When you have four children, the question-asking can get a little out of control. In any given circumstance there's the potential for four times the amount of questions. And NO ONE listens when someone else asks a question, so it's very likely I'll get the same question at least twice.
For example, we are currently in the middle of the summer swim team season, which involves three different practices spread across two and a half hours and two different pools. What I'd really love to do is just tell the boys when to be ready, have them actually be ready to go at that time, and drive them to practice in perfect obedience. What actually happens is seven reminders to get ready, two trips back inside for forgotten goggles and someone getting grounded from video games for the rest of the day. And then when we finally do get into the car it's, "What time does my practice start? How many minutes is it today? Why doesn't so-and-so have to practice as long? Do we have to go tomorrow, too? What time will you pick me up? Can I play at the playground afterwards? Are we going the right way??"
Oh for the love of all Doritos....why don't they just do what I say and trust me??!!!
As I drove to swim practice this morning I heard the Lord whisper to me, Ditto.
For it is the truth that I badger Him the same way. I am happy to follow in the direction He's sent me, but not without a full rundown of all the details first.
"For my thoughts are not your thoughts, neither are your ways my ways.

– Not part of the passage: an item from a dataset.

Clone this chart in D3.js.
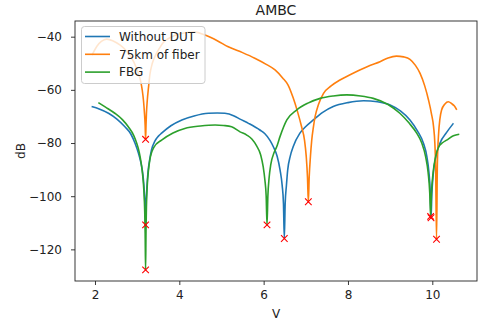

As the heavens are higher than the earth, so are my ways higher than your ways, and my thoughts than your thoughts.
As the rain and snow come down from heaven, and do not return to it without watering the earth,
Making it bud and flourish, so that it yields seed for the sower and bread for the eater, so is my word that goes out from my mouth:
It will not return to me empty, but will accomplish what I desire and achieve the purpose for which I sent it."
I do not drive my children aimlessly to swim practice, but with a plan and a purpose. My God treats me no differently. I long for the same trust of my children that God longs for from me. My boys don't realize yet what a gift that kind of trust is, but surely I do. Surely I can accept it, live into it and through it.
They'll figure it out some day, my kids. They'll be sitting in the restroom somewhere when a tiny hand knocks on the door and asks them for a snack. And then they'll know. And maybe it will occur to them to call and thank me that day, knowing then what it's like to raise kids into trust and faith. It's my hope for them, after all. That they might know the same sort of blessings one day that they give to me, however loud and difficult they might be along the way.
I'll think of them, of course, but I might not be available to take the call. Because, Lord willing, Kevin and I will be on a beach somewhere, enjoying the silence. With a big bag of Doritos.